Upload partial segments #6530

petuhovskiy · 2024-01-30T13:51:04Z

Add support for backing up partial segments to remote storage. Disabled by default, can be enabled with --partial-backup-enabled.

Safekeeper timeline has a background task which is subscribed to commit_lsn and flush_lsn updates. After the partial segment was updated (flush_lsn was changed), the segment will be uploaded to S3 in about 15 minutes.

The filename format for partial segments is Segment_Term_Flush_Commit_skNN.partial, where:

Segment – the segment name, like 000000010000000000000001
Term – current term
Flush – flush_lsn in hex format {:016X}, e.g. 00000000346BC568
Commit – commit_lsn in the same hex format
NN – safekeeper_id, like 1

The full object name example: 000000010000000000000002_2_0000000002534868_0000000002534410_sk1.partial

Each safekeeper will keep info about remote partial segments in its control file. Code updates state in the control file before doing any S3 operations. This way control file stores information about all potentially existing remote partial segments and can clean them up after uploading a newer version.

Closes #6336

github-actions · 2024-01-30T14:07:49Z

2772 tests run: 2628 passed, 0 failed, 144 skipped (full report)

Flaky tests (2)

Postgres 16

test_compute_pageserver_connection_stress: debug

Postgres 14

test_get_tenant_size_with_multiple_branches: debug

Code coverage* (full report)

functions: 27.9% (6387 of 22856 functions)
lines: 46.8% (44997 of 96051 lines)

* collected from Rust tests only

_{The comment gets automatically updated with the latest test results
803ca68 at 2024-04-03T15:35:11.778Z :recycle:}

petuhovskiy · 2024-01-30T20:49:50Z

This PR is not yet polished, but I want to have a pre-review for the main upload algo (the important part) before finishing the PR. In other words, the following steps:

await the review for this draft version (the important parts)
fix the feedback, polish, undraft
quick review, merge, deploy to staging

So, waiting for review @arssher :)
(not urgent)

arssher · 2024-02-09T07:25:28Z

Hmm. During yesterday call I assumed that we always remove the previous version before uploading the next one (ever have max 1 uploaded); now looking at the code I see this is not the case. In this case, names clash (different file contents under same file name) is indeed not good, i.e. gc looks unsafe wrt to it. While it is fixable it is safer/simpler to just always have unique names by including term + flush_lsn there.

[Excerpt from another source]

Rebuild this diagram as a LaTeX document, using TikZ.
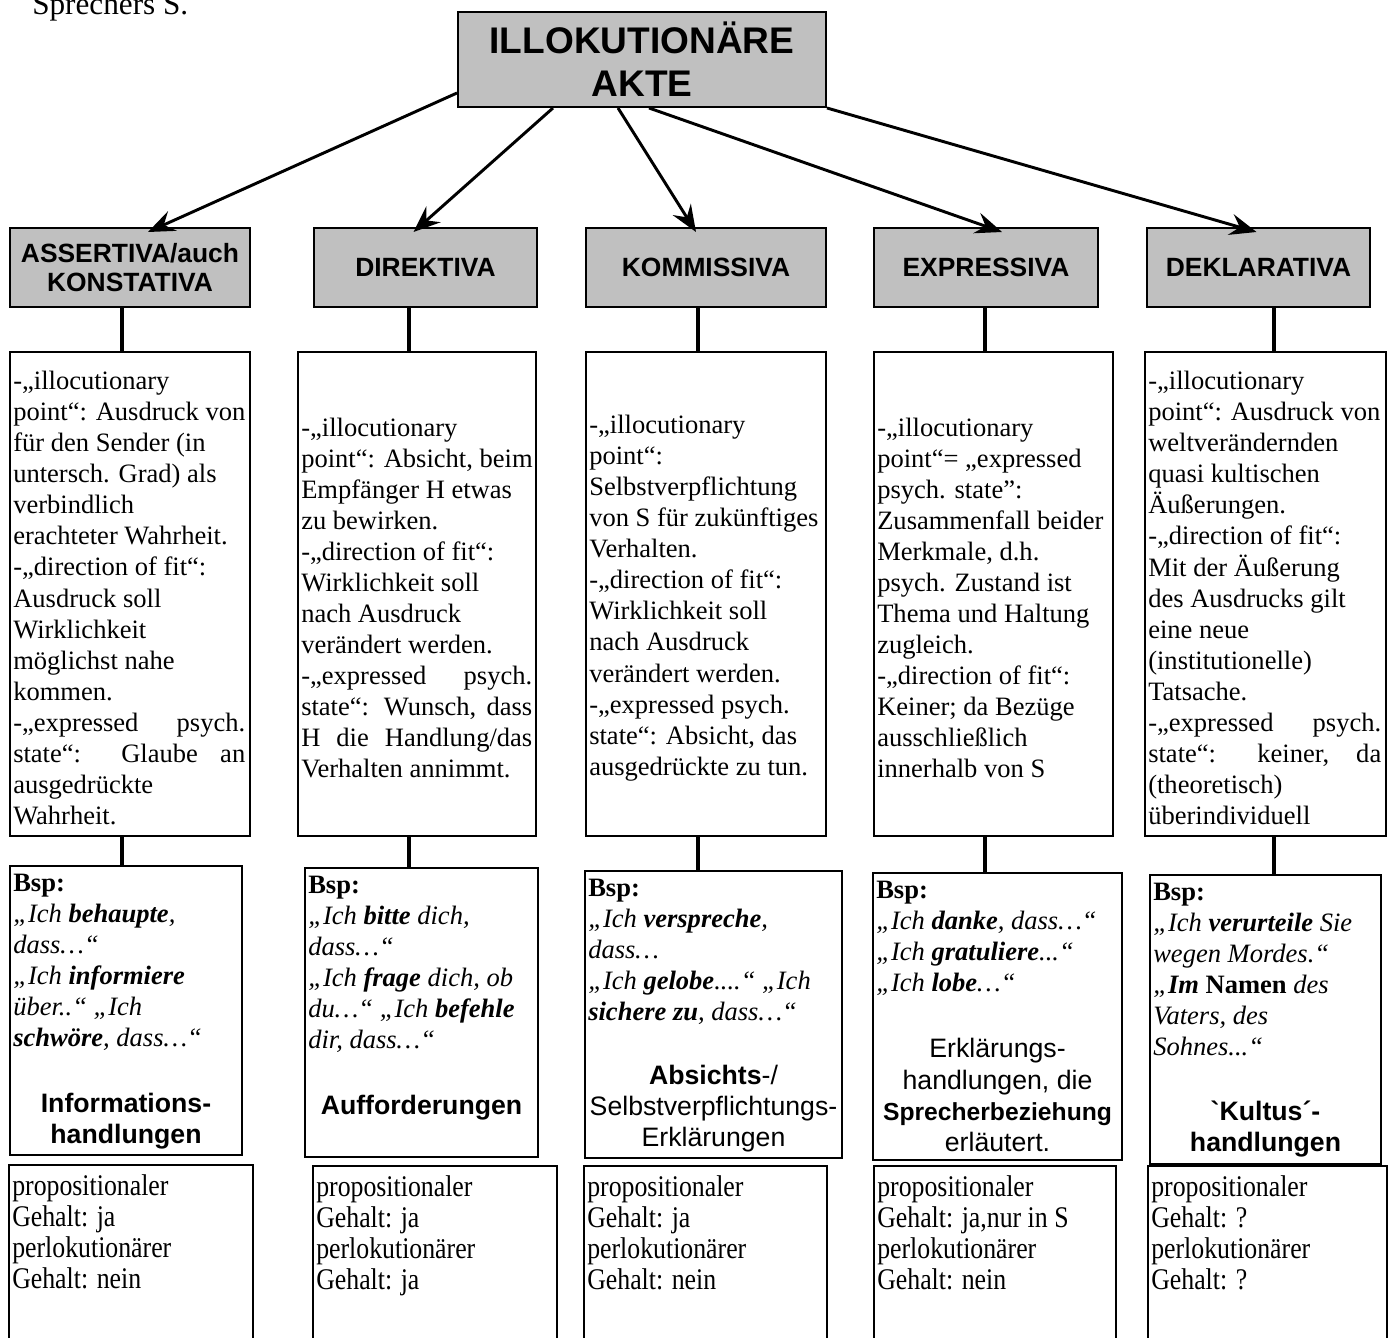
\documentclass[tikz,border=0pt]{standalone}
\usepackage{fontspec}
\setmainfont{Liberation Serif}
\newfontfamily\arial{Liberation Sans}
\newfontfamily\schmal[FakeStretch=0.86]{Liberation Serif}
\usetikzlibrary{arrows.meta,calc}
\definecolor{kastengrau}{RGB}{192,192,192}
\newcommand{\blocksatz}[2]{\makebox[#1][s]{#2}}

\begin{document}
\begin{tikzpicture}[x=0.75pt,y=-0.75pt,>={Stealth[length=20pt,width=16pt,inset=7pt]},line join=miter,
	kopf/.style={draw,line width=1.5pt,fill=kastengrau,align=center,inner sep=0pt,font=\arial\bfseries\fontsize{19.8}{21.8}\selectfont},
	feld/.style={draw,line width=1.5pt,fill=white,inner sep=0pt},
	fliess/.style={inner sep=0pt,align=left,font=\fontsize{19.9}{23.3}\selectfont},
	bsp/.style={inner sep=0pt,align=left,font=\fontsize{19.9}{23.3}\selectfont\itshape},
	gehalt/.style={inner sep=0pt,align=left,font=\schmal\fontsize{22.5}{23.3}\selectfont},
	typ/.style={inner sep=0pt,align=center,font=\arial\fontsize{20}{23.3}\selectfont},
	typfett/.style={typ,font=\arial\bfseries\fontsize{20}{23.3}\selectfont},
	pfeil/.style={->,line width=2.2pt},
	strich/.style={line width=2.4pt}]
	\useasboundingbox (0,0) rectangle (1396,1338);
	\clip (0,0) rectangle (1396,1338);
	\node[anchor=base west,inner sep=0pt,font=\fontsize{23.4}{28}\selectfont] (rest) at (32,15) {Sprechers S.};
	% Oberbegriff und Klassen
	\node[kopf,minimum width=276pt,minimum height=71.25pt,font=\arial\bfseries\fontsize{27.8}{32.3}\selectfont] (akte) at (642,59.5) {ILLOKUTIONÄRE\\AKTE};
	\node[kopf,minimum width=180pt,minimum height=59.25pt] (k1) at (130,267.5) {ASSERTIVA/auch\\KONSTATIVA};
	\node[kopf,minimum width=167.25pt,minimum height=59.25pt] (k2) at (425.5,267.5) {DIREKTIVA};
	\node[kopf,minimum width=180pt,minimum height=59.25pt] (k3) at (706,267.5) {KOMMISSIVA};
	\node[kopf,minimum width=168pt,minimum height=59.25pt] (k4) at (986,267.5) {EXPRESSIVA};
	\node[kopf,minimum width=167.25pt,minimum height=59.25pt] (k5) at (1258.5,267.5) {DEKLARATIVA};
	\draw[pfeil] ($(akte.west)+(0,33.5)$) -- ($(k1.north)+(18,5)$);
	\draw[pfeil] ($(akte.south)+(-89,0)$) -- ($(k2.north)+(-12,5)$);
	\draw[pfeil] ($(akte.south)+(-24,0)$) -- ($(k3.north)+(-10,5)$);
	\draw[pfeil] ($(akte.south)+(7,0)$) -- ($(k4.north)+(16,5)$);
	\draw[pfeil] (akte.south east) -- ($(k5.north)+(-2,5)$);
	% Merkmale
	\node[feld,minimum width=180pt,minimum height=363pt] (m1) at (130,594) {};
	\node[feld,minimum width=178.5pt,minimum height=363pt] (m2) at (417,594) {};
	\node[feld,minimum width=180pt,minimum height=363pt] (m3) at (706,594) {};
	\node[feld,minimum width=179.25pt,minimum height=363pt] (m4) at (993.5,594) {};
	\node[feld,minimum width=180.75pt,minimum height=363pt] (m5) at (1265.5,594) {};
	\node[fliess,anchor=west] (n1) at ($(m1.west)+(4,4)$) {-„illocutionary\\point“: Ausdruck von\\für den Sender (in\\untersch. Grad) als\\verbindlich\\erachteter Wahrheit.\\-„direction of fit“:\\Ausdruck soll\\Wirklichkeit\\möglichst nahe\\kommen.\\\blocksatz{174pt}{-„expressed psych.}\\\blocksatz{174pt}{state“: Glaube an}\\ausgedrückte\\Wahrheit.};
	\node[fliess,anchor=west] (n2) at ($(m2.west)+(4,4)$) {-„illocutionary\\point“: Absicht, beim\\Empfänger H etwas\\zu bewirken.\\-„direction of fit“:\\Wirklichkeit soll\\nach Ausdruck\\verändert werden.\\\blocksatz{173.25pt}{-„expressed psych.}\\\blocksatz{173.25pt}{state“: Wunsch, dass}\\\blocksatz{173.25pt}{H die Handlung/das}\\Verhalten annimmt.};
	\node[fliess,anchor=west] (n3) at ($(m3.west)+(4,4)$) {-„illocutionary\\point“:\\Selbstverpflichtung\\von S für zukünftiges\\Verhalten.\\-„direction of fit“:\\Wirklichkeit soll\\nach Ausdruck\\verändert werden.\\-„expressed psych.\\state“: Absicht, das\\ausgedrückte zu tun.};
	\node[fliess,anchor=west] (n4) at ($(m4.west)+(4,4)$) {-„illocutionary\\point“= „expressed\\psych. state”:\\Zusammenfall beider\\Merkmale, d.h.\\psych. Zustand ist\\Thema und Haltung\\zugleich.\\-„direction of fit“:\\Keiner; da Bezüge\\ausschließlich\\innerhalb von S};
	\node[fliess,anchor=west] (n5) at ($(m5.west)+(4,4)$) {-„illocutionary\\point“: Ausdruck von\\weltverändernden\\quasi kultischen\\Äußerungen.\\-„direction of fit“:\\Mit der Äußerung\\des Ausdrucks gilt\\eine neue\\(institutionelle)\\Tatsache.\\\blocksatz{174.75pt}{-„expressed psych.}\\\blocksatz{174.75pt}{state“: keiner, da}\\(theoretisch)\\überindividuell};
	% Beispiele
	\node[feld,minimum width=174pt,minimum height=216.75pt] (b1) at (126,1010.5) {};
	\node[feld,minimum width=174.75pt,minimum height=216.75pt] (b2) at (421.5,1012.5) {};
	\node[feld,minimum width=192.75pt,minimum height=215.25pt] (b3) at (713.5,1014.5) {};
	\node[feld,minimum width=186.75pt,minimum height=215.25pt] (b4) at (997.5,1016.5) {};
	\node[feld,minimum width=173.25pt,minimum height=216.75pt] (b5) at (1265.5,1019.5) {};
	\node[bsp,anchor=north west] (e1) at ($(b1.north west)+(4,9)$) {{\upshape\bfseries Bsp:}\\„Ich \textbf{behaupte},\\dass…“\\„Ich \textbf{informiere}\\über..“ „Ich\\\textbf{schwöre}, dass…“};
	\node[bsp,anchor=north west] (e2) at ($(b2.north west)+(4,9)$) {{\upshape\bfseries Bsp:}\\„Ich \textbf{bitte} dich,\\dass…“\\„Ich \textbf{frage} dich, ob\\du…“ „Ich \textbf{befehle}\\dir, dass…“};
	\node[bsp,anchor=north west] (e3) at ($(b3.north west)+(4,9)$) {{\upshape\bfseries Bsp:}\\„Ich \textbf{verspreche},\\dass…\\„Ich \textbf{gelobe}....“ „Ich\\\textbf{sichere zu}, dass…“};
	\node[bsp,anchor=north west] (e4) at ($(b4.north west)+(4,9)$) {{\upshape\bfseries Bsp:}\\„Ich \textbf{danke}, dass…“\\„Ich \textbf{gratuliere}...“\\„Ich \textbf{lobe}…“};
	\node[bsp,anchor=north west] (e5) at ($(b5.north west)+(4,9)$) {{\upshape\bfseries Bsp:}\\„Ich \textbf{verurteile} Sie\\wegen Mordes.“\\„\textbf{Im} {\upshape\bfseries Namen} des\\Vaters, des\\Sohnes...“};
	\node[typfett] (a1) at ($(b1.south)+(0,-35)$) {Informations-\\handlungen};
	\node[typfett] (a2) at ($(b2.south)+(0,-50)$) {Aufforderungen};
	\node[typ] (a3) at ($(b3.south)+(0,-50)$) {\textbf{Absichts}-/\\Selbstverpflichtungs-\\Erklärungen};
	\node[typ] (a4) at ($(b4.south)+(0,-66)$) {Erklärungs-\\handlungen, die\\{\bfseries\fontsize{18.5}{23.3}\selectfont Sprecherbeziehung}\\erläutert.};
	\node[typfett] (a5) at ($(b5.south)+(0,-36)$) {\textasciigrave Kultus´-\\handlungen};
	% Gehalt
	\node[feld,anchor=north west,minimum width=183pt,minimum height=150pt] (g1) at (8,1164) {};
	\node[feld,anchor=north west,minimum width=183pt,minimum height=150pt] (g2) at (312,1165) {};
	\node[feld,anchor=north west,minimum width=182.25pt,minimum height=150pt] (g3) at (583,1165) {};
	\node[feld,anchor=north west,minimum width=181.5pt,minimum height=150pt] (g4) at (873,1165) {};
	\node[feld,anchor=north west,minimum width=179.25pt,minimum height=150pt] (g5) at (1147,1165) {};
	\node[gehalt,anchor=north west] (h1) at ($(g1.north west)+(4,10)$) {propositionaler\\Gehalt: ja\\perlokutionärer\\Gehalt: nein};
	\node[gehalt,anchor=north west] (h2) at ($(g2.north west)+(4,10)$) {propositionaler\\Gehalt: ja\\perlokutionärer\\Gehalt: ja};
	\node[gehalt,anchor=north west] (h3) at ($(g3.north west)+(4,10)$) {propositionaler\\Gehalt: ja\\perlokutionärer\\Gehalt: nein};
	\node[gehalt,anchor=north west] (h4) at ($(g4.north west)+(4,10)$) {propositionaler\\Gehalt: ja,nur in S\\perlokutionärer\\Gehalt: nein};
	\node[gehalt,anchor=north west] (h5) at ($(g5.north west)+(4,10)$) {propositionaler\\Gehalt: ?\\perlokutionärer\\Gehalt: ?};
	\foreach \i/\x in {1/122,2/409,3/698,4/985,5/1274}{
		\draw[strich] (k\i.south -| \x,0) -- (m\i.north -| \x,0);
		\draw[strich] (m\i.south -| \x,0) -- (b\i.north -| \x,0);
	}
\end{tikzpicture}
\end{document}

Having multiple segments offloaded is a bit more complicated but it gives kinda atomicity, i.e. we are never in the state where we don't have partial offloaded at all (if it ever has been offloaded), which seems to be good. Thought note that upload up to flush_lsn is anyway something not reliable: 1) it might be from wrong term history 2) in theory there might be multiple not committed segments.

petuhovskiy · 2024-02-19T12:07:55Z

In this case, names clash (different file contents under same file name) is indeed not good, i.e. gc looks unsafe wrt to it. While it is fixable it is safer/simpler to just always have unique names by including term + flush_lsn there.

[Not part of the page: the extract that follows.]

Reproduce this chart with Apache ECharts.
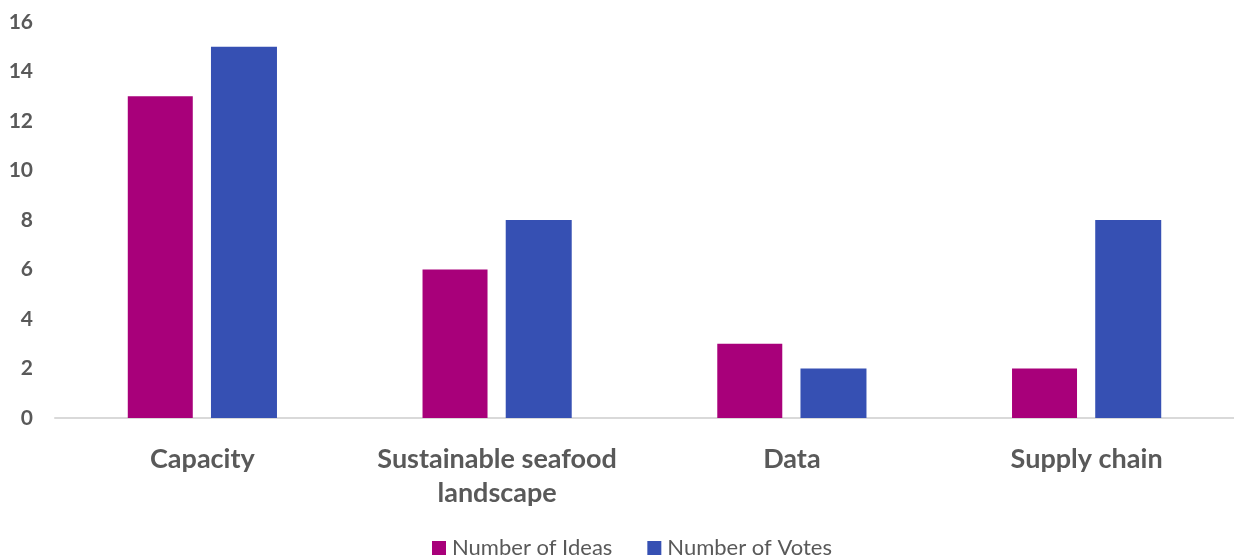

It is simple, but the filename becomes quite long, I'm afraid to hit S3 filename limit eventually. WDYT?

Thought note that upload up to flush_lsn is anyway something not reliable: 1) it might be from wrong term history

Is this any bad? For inactive timelines partial segment in S3 will match partial segment on disk eventually, even for uncommitted WAL.

in theory there might be multiple not committed segments.

True, but the number of such timelines should be very close to zero. I'd not fix this in this PR, and if it becomes an issue this can be fixed later.

Other than that, any more ideas for the first version of "partial segments upload"?

arssher · 2024-02-19T14:19:37Z

It is simple, but the filename becomes quite long, I'm afraid to hit S3 filename limit eventually. WDYT?

Should be ok, limit is 1024 in both s3 and azure blob storage. 2^64 in decimal is 10^19, enough space. So I'd at least have term + flush_lsn there, and if we reupload on commit_lsn change include commit_lsn as well.

Is this any bad? For inactive timelines partial segment in S3 will match partial segment on disk eventually, even for uncommitted WAL.

No, it's expected indeed.

True, but the number of such timelines should be very close to zero. I'd not fix this in this PR, and if it becomes an issue this can be fixed later.

Yeah, definitely not very important. We also may simply hold off partial upload if full is not done yet.

Other than that, any more ideas for the first version of "partial segments upload"?

Approach LGTM

petuhovskiy · 2024-03-13T23:01:55Z

After looking at S3 lifecycle rules (https://docs.aws.amazon.com/AmazonS3/latest/userguide/lifecycle-configuration-examples.html), I realized that it might be useful to distinct full WAL segments from partial segments.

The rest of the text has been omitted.